Witron offers rail transport to customers. Communication and data exchange between the bot, truck, or rail with the logistics centre are crucial. “Also the data exchange of the destination to be supplied with the logistics centre is decisive,” adds Prieschenk.

There is particularly one question that concerns Prieschenk in terms of Q-Commerce: What is the consumer loyal to today and tomorrow? To a retail brand, to a brand product, to a price, to a service time, or to a network? Does the customer care who the product comes from if it is delivered at optimal costs and at the exact time?

Is Noyes a competitor or a partner in the market? 

“They are part of it, in a big platform,” says Prieschenk.

Omni-channel logistics

For Witron, the platform concept has long played a decisive role in omni-channel logistics – moving away from the one-dimensional silo concept to a holistic end-to-end supply chain that fully integrates all players and distribution channels. This has resulted in a solution known as OCM (Omni Channel Machinery). 
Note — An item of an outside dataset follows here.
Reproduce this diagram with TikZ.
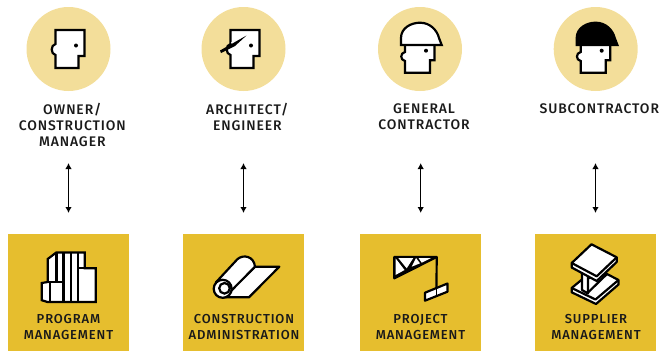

“OCM is an integrated retail platform. It includes a high-performance omni-channel logistics centre, interfaces to all horizontal and vertical players, and, in addition, an optimiser that makes it possible to easily and efficiently manage the generated network according to different priorities – by time, costs, performance, transport, or volume,” summarises Prieschenk. 

However, Witron does not want to develop a new route scheduling system or a new order management software, and certainly not act as a service provider between the retailers and their customers. 

“We combine existing technologies, develop a platform from the supplier, over the warehouse, through to the store or end customer, create transparency within the retail network, and enable data exchange between all parties involved”, promises Prieschenk “all the way to the store and to the end customer, and that’s where a Noyes solution can also be a hub.”